Should racial preferences in university admissions be legal? The U.S. Supreme Court has an opportunity to revisit that hotly debated question if it decides to take up Students for Fair Admissions v. Harvard (about racial preferences at a private college) and/or Students for Fair Admissions v. University of North Carolina (preferences at a public university.)
In nearly all other contexts, public schools and private schools receiving federal funds cannot discriminate on the basis of race. The relevant law reflects the moral principle that individuals ought to be treated as individuals and not reduced to stereotypes based on arbitrary and immutable characteristics like race. Even racial classifications intended to remedy past discrimination are inherently arbitrary and perpetrate falsehoods that persons should be treated as representatives of racial groups rather than on the basis of individual character and achievement. The law has therefore allowed such purportedly remedial use of race only in extremely limited circumstances.

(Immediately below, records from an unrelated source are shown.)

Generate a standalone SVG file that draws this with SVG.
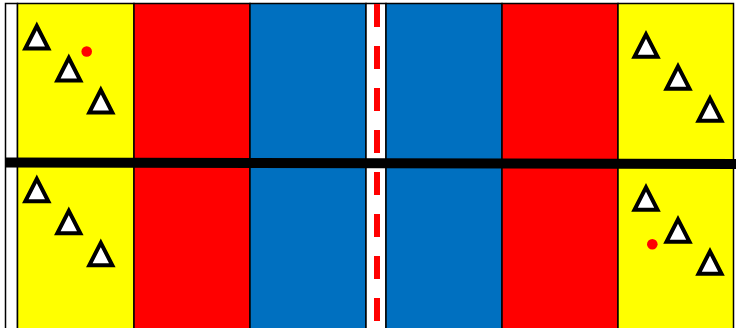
<svg xmlns="http://www.w3.org/2000/svg" width="736" height="328" viewBox="0 0 736 328">
<style>
.col{stroke:#000;stroke-width:1.5}
.y{fill:#FFFF00}.r{fill:#FF0000}.b{fill:#0070C0}.w{fill:#FFFFFF}
.tri{fill:#FFFFFF;stroke:#000;stroke-width:4;stroke-linejoin:miter}
.dot{fill:#FF0000}
</style>
<defs>
<path id="t" d="M0,0 L11.5,22.5 L-11.5,22.5 Z"/>
</defs>
<rect width="736" height="328" fill="#FFFFFF"/>
<g id="columns">
<rect class="col w" x="5.5" y="3.5" width="12" height="340"/>
<rect class="col y" x="17.5" y="3.5" width="116.5" height="340"/>
<rect class="col r" x="134" y="3.5" width="116" height="340"/>
<rect class="col b" x="250" y="3.5" width="116" height="340"/>
<rect class="col w" x="366" y="3.5" width="20" height="340"/>
<rect class="col b" x="386" y="3.5" width="116" height="340"/>
<rect class="col r" x="502" y="3.5" width="116" height="340"/>
<rect class="col y" x="618" y="3.5" width="115.5" height="340"/>
</g>
<g id="centre-line">
<line x1="377" y1="4" x2="377" y2="328" stroke="#FF0000" stroke-width="6" stroke-dasharray="23 19"/>
</g>
<g id="divider">
<line x1="5" y1="162.5" x2="736" y2="164" stroke="#000" stroke-width="10"/>
</g>
<g id="left-top">
<use href="#t" class="tri" x="36.8" y="26"/>
<use href="#t" class="tri" x="68.8" y="58"/>
<use href="#t" class="tri" x="100.8" y="90"/>
<circle class="dot" cx="86.7" cy="51.5" r="5.3"/>
</g>
<g id="left-bottom">
<use href="#t" class="tri" x="36.8" y="178.8"/>
<use href="#t" class="tri" x="68.8" y="210.8"/>
<use href="#t" class="tri" x="100.8" y="242.8"/>
</g>
<g id="right-top">
<use href="#t" class="tri" x="646" y="34.3"/>
<use href="#t" class="tri" x="678" y="66.3"/>
<use href="#t" class="tri" x="710" y="98.3"/>
</g>
<g id="right-bottom">
<use href="#t" class="tri" x="646" y="187.3"/>
<use href="#t" class="tri" x="678" y="219.3"/>
<use href="#t" class="tri" x="710" y="251.3"/>
<circle class="dot" cx="652.3" cy="244.3" r="5.3"/>
</g>
</svg>
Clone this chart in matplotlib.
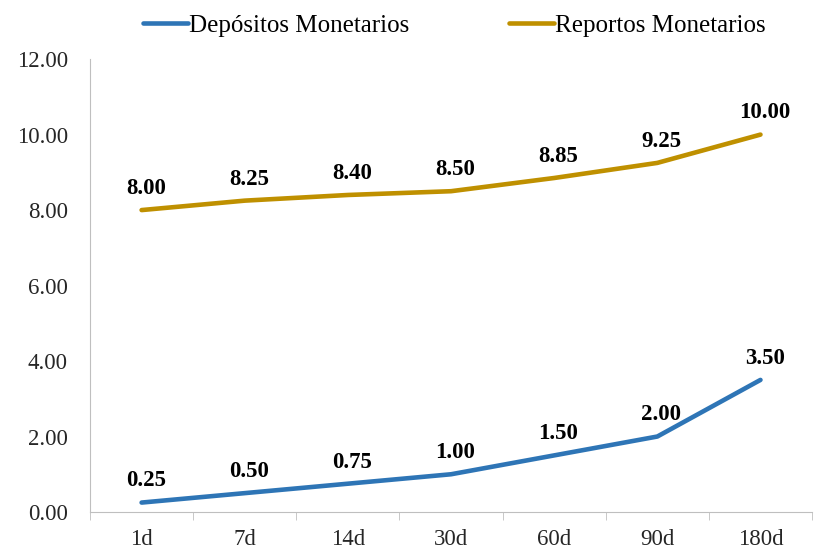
import matplotlib.pyplot as plt

plazos = ['1d', '7d', '14d', '30d', '60d', '90d', '180d']
depositos = [0.25, 0.50, 0.75, 1.00, 1.50, 2.00, 3.50]
reportos = [8.00, 8.25, 8.40, 8.50, 8.85, 9.25, 10.00]

plt.rcParams['font.family'] = ['Liberation Serif', 'DejaVu Serif']

fig = plt.figure(figsize=(8.14, 5.54), dpi=100)
ax = fig.add_axes([0.1106, 0.0758, 0.887, 0.8175])

x = range(len(plazos))
ax.plot(x, depositos, color='#2E75B6', lw=3.3, solid_capstyle='round', label='Depósitos Monetarios')
ax.plot(x, reportos, color='#BF9000', lw=3.3, solid_capstyle='round', label='Reportos Monetarios')

for serie in (depositos, reportos):
    for i, v in enumerate(serie):
        ax.annotate(f'{v:.2f}', (i, v), xytext=(3, 8), textcoords='offset points',
                    ha='center', va='bottom', fontsize=16.5, fontweight='bold')

ax.set_xlim(-0.5, len(plazos) - 0.5)
ax.set_ylim(0, 12)
ax.set_yticks([0, 2, 4, 6, 8, 10, 12])
ax.set_yticklabels([f'{v:.2f}' for v in [0, 2, 4, 6, 8, 10, 12]], fontsize=16.5, color='#262626')
ax.set_xticks(list(x))
ax.set_xticklabels(plazos, fontsize=16.5, color='#262626')
ax.tick_params(axis='x', length=0, pad=12)
ax.set_xticks([i - 0.5 for i in range(len(plazos) + 1)], minor=True)
ax.tick_params(axis='x', which='minor', length=6, color='#BFBFBF')
ax.tick_params(axis='y', length=0, pad=16)

for s in ['top', 'right']:
    ax.spines[s].set_visible(False)
ax.spines['left'].set_color('#BFBFBF')
ax.spines['bottom'].set_color('#BFBFBF')

fig.legend(loc='upper center', bbox_to_anchor=(0.558, 1.015), ncol=2, frameon=False,
           fontsize=18, handlelength=1.8, handletextpad=0.05, columnspacing=4.0)

fig.savefig('out.png', dpi=100)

Admissions in higher education is nonetheless the most significant exception to this rule of racial non-discrimination. In its 2003 Grutter v. Bollinger opinion, the Supreme Court held that universities may use race in admissions when such use of race is narrowly tailored to pursue a compelling interest in student body diversity. In two opinions issued in Fisher v. Texas, the Supreme Court clarified that courts must defer to the university’s compelling interest in diversity, but must apply strict scrutiny when analyzing narrow tailoring.
Grutter can be fairly read to authorize only limited and temporary use of race. The majority opinion famously said that it expected universities would no longer need to use race-based admissions in 25 years. Just seven years away from that deadline, unfortunately the best available evidence indicates Grutter‘s purportedly limited and temporary remedy is not actually helping to achieve a more racially harmonious society.
One doctrinal problem is the inherent tension in Grutter/Fisher‘s rule of deference on compelling interest but not on narrow tailoring. If an interest is compelling enough, then even broad use of race will be narrowly tailored to achieve it; the reverse is true if an interest is not compelling. Because universities’ asserted interest in diversity has been shown significant deference, strict scrutiny of narrow tailoring has not much constrained universities’ use of race, and Grutter/Fisher have not been the hoped-for middle course between outright prohibition and outright permission of preferences.
Other problems are practical. Colleges that give preferences to some students on the basis of race must also disadvantage other students on the same ground. Grutter largely assumed that African-American students would be the main beneficiaries of preferences and historically advantaged whites would be the most group most disadvantaged in admissions competition.
That assumption was questionable in 2003, but as America has grown more diverse, it is even more clearly outmoded. According to census data, America’s Asian American population has grown by 81% since 2000. A growing body of evidence — including evidence adduced in the Harvard case and in a lower court case filed by SFFA against Yale University — indicate that admissions preferences now displace more Asian-Americans than white students in higher education. This result is especially ironic given the shameful history of discrimination against Asian-Americans.
The publication and popularization of research about academic mismatch over the last 18 years offers an additional reason to re-examine Grutter. The basic concept of mismatch is simple: Students learn best when with similarly academically prepared peers. The student placed with more prepared classmates risks getting overwhelmed, whereas one with less prepared peers may be insufficiently challenged.
The mismatch phenomenon is not unique to racial minorities. Duke University researchers have identified legacy preferences as putting their intended beneficiaries at similar disadvantage. But widespread racial admissions preferences mean that African-American students disproportionately sort to schools where they have entering credentials below the median student. While some will outperform those entering credentials, most will perform about on par with their academic credentials. The result has been that, up and down the educational hierarchy, African-Americans disproportionately receive poorer grades than their peers. While some point to implicit bias as causing differential grade outcomes, the mathematics of mismatch suggest disparities in academic preparation are the more likely explanation.
These disparities are not harmless. Mismatched students are more likely to switch from science, technology, mathematics or engineering majors to something easier (and hence to be shut out of high-paying jobs requiring science degrees) and less likely to become college professors. Aspiring lawyers are less likely to pass the bar exam.
Grutter justified departing from non-discrimination principles on the theory that race preferences benefit students of all races. In practice, racial preference harms both those who are disadvantaged in admissions and those whom they are intended to benefit. The Supreme Court should welcome the opportunity presented by the two cases to reconsider that flawed decision.